There's no point spread on college graduation rates. Nobody talks about them at cocktail parties or water coolers. Few people know or care what they are.
That all may change.
Now graduation rates matter, figuring into the number of scholarships that schools can offer and whether the schools should be barred from postseason play and money.
NCAA president Myles Brand declared the reforms enacted a few days ago "the beginning of a sea change in college sports."
Or maybe they're no more than new ripples in college sports' big puddle.
The NCAA plan, for all its flaws, loopholes and omissions, appears to be an earnest effort to push schools back toward their basic business: education.
One way is by improving on the woeful graduation rates of athletes. For the first time, low rates could cost schools scholarships, bowl games and appearances in the Final Four.
Maybe a few more athletes, or maybe thousands more, will graduate with degrees as a result of this move to monitor their academic progress.
"The concept is really important," said Richard Lapchick, head of the Institute for Diversity and Ethics in Sport at the University of Central Florida. "Up until this point in the history of college sports, schools never faced sanctions for not graduating players."
The fact that about one out of five Division One schools hasn't graduated a single basketball player in a six-year period of time, Lapchick said, "tells us this has been a pretty pervasive problem."

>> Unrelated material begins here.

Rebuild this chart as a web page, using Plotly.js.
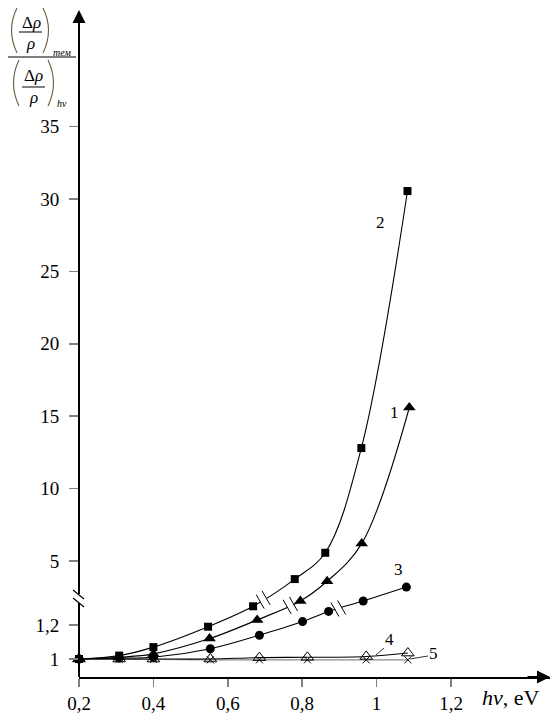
<!DOCTYPE html>
<html><head><meta charset="utf-8">
<script src="https://cdn.plot.ly/plotly-3.0.1.min.js"></script>
<style>html,body{margin:0;padding:0;background:#fff}</style>
</head><body><div id="chart" style="width:558px;height:723px"></div>
<script>
// ---------- data ----------
const x1 = [0.2, 0.308, 0.40, 0.551, 0.679, 0.795, 0.867, 0.960, 1.088];
const y1 = [1.00, 1.01, 1.03, 1.12, 1.23, 2.24, 3.6, 6.2, 15.6];
const x2 = [0.2, 0.308, 0.40, 0.547, 0.668, 0.780, 0.862, 0.959, 1.083];
const y2 = [1.00, 1.02, 1.07, 1.19, 1.31, 3.75, 5.57, 12.8, 30.55];
const x3 = [0.2, 0.308, 0.40, 0.553, 0.685, 0.801, 0.871, 0.964, 1.080];
const y3 = [1.00, 1.005, 1.01, 1.06, 1.14, 1.22, 1.28, 2.24, 3.2];
const x4 = [0.2, 0.308, 0.40, 0.553, 0.685, 0.814, 0.972, 1.084];
const y4 = [1.00, 1.00, 1.00, 1.00, 1.008, 1.01, 1.015, 1.035];
const x5 = [0.2, 0.308, 0.40, 0.553, 0.685, 0.814, 0.972, 1.084];
const y5 = [1.00, 0.998, 0.997, 0.995, 0.995, 0.995, 0.995, 0.995];
const curveNames = ['1', '2', '3', '4', '5'];
const breakX = [0.768, 0.695, 0.897];   // where curves 1,2,3 cross the axis break
const xTickVals = [0.2, 0.4, 0.6, 0.8, 1.0, 1.2];
const xTickText = ['0,2', '0,4', '0,6', '0,8', '1', '1,2'];
const yTickVals = [1, 1.2, 5, 10, 15, 20, 25, 30, 35];
const yTickText = ['1', '1,2', '5', '10', '15', '20', '25', '30', '35'];

// ---------- broken-axis scale ----------
const LOW_K = 170, UP_K = 14.48, U5 = 98, SPLIT = 1.7;
function f(v) { return v < SPLIT ? (v - 1) * LOW_K : U5 + (v - 5) * UP_K; }

const W = 558, H = 723, ML = 79, MR = 8, MT = 12, MB = 46;
const PW = W - ML - MR, PH = H - MT - MB;
const PXX = 372;
const xRange = [0.2, 0.2 + PW / PXX];
const yRange = [-18, -18 + PH];
const uBreakLo = 56, uBreakHi = 65;

const px = x => (x - xRange[0]) / (xRange[1] - xRange[0]);
const py = u => (u - yRange[0]) / (yRange[1] - yRange[0]);
const pp = (X, Y) => [(X - ML) / PW, (H - MB - Y) / PH];

const FONT = '"Liberation Serif", "Times New Roman", serif';

const mk = (xs, ys, sym, size, lineColor, mline) => ({
  x: xs, y: ys.map(f), mode: 'lines+markers', type: 'scatter', cliponaxis: false,
  line: { shape: 'spline', smoothing: 1, color: lineColor, width: 1.1 },
  marker: { symbol: sym, size: size, color: '#000', line: { color: '#000', width: mline } },
  hoverinfo: 'skip', showlegend: false
});

const traces = [
  mk(x5, y5, 'x-thin-open', 7, '#8a8a8a', 1),
  mk(x4, y4, 'triangle-up-open', 11, '#000', 1),
  mk(x3, y3, 'circle', 9, '#000', 0),
  mk(x1, y1, 'triangle-up', 11, '#000', 0),
  mk(x2, y2, 'square', 8, '#000', 0)
];

const shapes = [];
const line = (a, b, w, c) => shapes.push({ type: 'line', xref: 'paper', yref: 'paper',
  x0: a[0], y0: a[1], x1: b[0], y1: b[1], line: { color: c || '#000', width: w } });

// y axis with break
line([0, py(yRange[0])], [0, py(uBreakLo)], 2);
line([0, py(uBreakHi)], [0, 1], 2);
line(pp(73, 590), pp(84, 599), 1.2);
line(pp(73, 598), pp(84, 607), 1.2);

// break marks on curves
[[x1, y1], [x2, y2], [x3, y3]].forEach((c, k) => {
  const xs = c[0], ys = c[1].map(f), bx = breakX[k];
  let i = 0; while (i < xs.length - 2 && xs[i + 1] < bx) i++;
  const t = (bx - xs[i]) / (xs[i + 1] - xs[i]);
  const cu = ys[i] + t * (ys[i + 1] - ys[i]);
  const dx = (xs[i + 1] - xs[i]) * PXX, du = ys[i + 1] - ys[i];
  const L = Math.hypot(dx, du), ex = dx / L, eu = du / L;
  const cX = ML + px(bx) * PW, cY = H - MB - py(cu) * PH;  // pixel centre
  const P = (X, Y) => pp(X, Y);
  line(P(cX - 3.2 * ex, cY + 3.2 * eu), P(cX + 3.2 * ex, cY - 3.2 * eu), 3.5, '#fff');
  [-3.5, 3.5].forEach(s => {
    const mx = cX + s * ex, my = cY - s * eu;
    line(P(mx - 4, my - 7), P(mx + 4, my + 7), 1);
  });
});

// leader lines for labels 4 and 5
line(pp(376, 655), pp(384, 648), 0.8);
line(pp(410, 659), pp(428, 656), 0.8);

// y title: fraction of fractions
const paren = (a, c, b) => shapes.push({ type: 'path', xref: 'paper', yref: 'paper',
  path: `M ${a[0]},${a[1]} Q ${c[0]},${c[1]} ${b[0]},${b[1]}`, line: { color: '#6b5a40', width: 1.1 } });
paren(pp(17, 8), pp(6, 30), pp(17, 53));
paren(pp(43, 8), pp(54, 30), pp(43, 53));
paren(pp(19, 60), pp(8, 83), pp(19, 106));
paren(pp(48, 60), pp(59, 83), pp(48, 106));
line(pp(19, 32), pp(42, 32), 1);
line(pp(22, 87), pp(45, 87), 1);
line(pp(8, 57), pp(76, 57), 1);

const annotations = [];
const txt = (s, X, Y, size, extra) => {
  const p = pp(X, Y);
  annotations.push(Object.assign({ text: s, xref: 'paper', yref: 'paper', x: p[0], y: p[1],
    xanchor: 'center', yanchor: 'middle', showarrow: false,
    font: { family: FONT, size: size, color: '#000' } }, extra || {}));
};
txt('Δ<i>ρ</i>', 31, 22, 17);
txt('<i>ρ</i>', 30, 44, 17);
txt('<i>тем</i>', 62, 53, 10);
txt('Δ<i>ρ</i>', 33, 76, 17);
txt('<i>ρ</i>', 33, 97, 17);
txt('<i>hν</i>', 62, 104, 10);

// x title
txt('<i>hν</i>, eV', 511, 697, 22);

// curve labels
const labelPos = [[394, 412], [380, 222], [398, 569], [389, 639], [433, 653]];
curveNames.forEach((n, k) => txt(n, labelPos[k][0], labelPos[k][1], 17));

// axis arrowheads
annotations.push({ xref: 'paper', yref: 'paper', x: 1, y: 0, ax: -24, ay: 0, text: '',
  showarrow: true, arrowhead: 2, arrowsize: 1.3, arrowwidth: 2, arrowcolor: '#000' });
annotations.push({ xref: 'paper', yref: 'paper', x: 0, y: 1.003, ax: 0, ay: 24, text: '',
  showarrow: true, arrowhead: 2, arrowsize: 1.3, arrowwidth: 2, arrowcolor: '#000' });

const layout = {
  width: W, height: H, margin: { l: ML, r: MR, t: MT, b: MB },
  paper_bgcolor: '#fff', plot_bgcolor: '#fff', showlegend: false,
  font: { family: FONT, size: 19, color: '#000' },
  xaxis: { range: xRange, tickvals: xTickVals, ticktext: xTickText, ticks: 'outside',
    ticklen: 8, tickwidth: 1.5, tickcolor: '#808080', showgrid: false, zeroline: false,
    showline: true, linecolor: '#000', linewidth: 2, fixedrange: true,
    tickfont: { family: FONT, size: 19, color: '#000' } },
  yaxis: { range: yRange, tickvals: yTickVals.map(f), ticktext: yTickText, ticks: 'outside',
    ticklen: 9, tickwidth: 1.5, tickcolor: '#808080', showgrid: false, zeroline: false,
    showline: false, fixedrange: true, ticklabelstandoff: 6,
    tickfont: { family: FONT, size: 19, color: '#000' } },
  shapes: shapes, annotations: annotations
};

Plotly.newPlot('chart', traces, layout, { staticPlot: true, displayModeBar: false });
</script></body></html>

Lapchick and college sports gadfly Murray Sperber of Indiana both believe that Brand sees the reforms as significant. But Sperber, author of "Beer and Circus: How big-time college sports is crippling undergraduate education," has doubts about how effective the reforms will be.
"Of course I'm skeptical," said Sperber, who jousted with Brand and Bob Knight when they were at Indiana. "If you look at the details, they're a lot less sweeping and reform-like."
Sperber objects to the NCAA's abandonment of the federal government's figures for graduation rates over a six-year period. Schools will have a narrower pool to count for graduation, since athletes who leave school in good academic standing will not be counted against the graduation rates.
"That sounds OK, but leaving in good academic standing from IU and many schools if you're a freshman, that's a D-plus," Sperber said. "If you're a sophomore or above, that's a C-minus. You'd have to never go to class to get a C-minus."
That's only one of the criteria the NCAA will use. More important is a measurement of progress in passing the requirements of a major. Athletes also will have to take more core courses.
Significant reform could have been achieved faster and more dramatically, he said, by going back in time -- ending freshman eligibility and guaranteeing four-year scholarships.
Freshmen -- athletes or not -- need time to adjust to college, particularly academically. And the scholarships, as they're set up now, are essentially one-year contracts renewed at the behest of the coach, mostly for athletic reasons.
The NCAA missed an opportunity to do more in its reforms. The question now is whether it did enough to change a culture that has gotten out of control.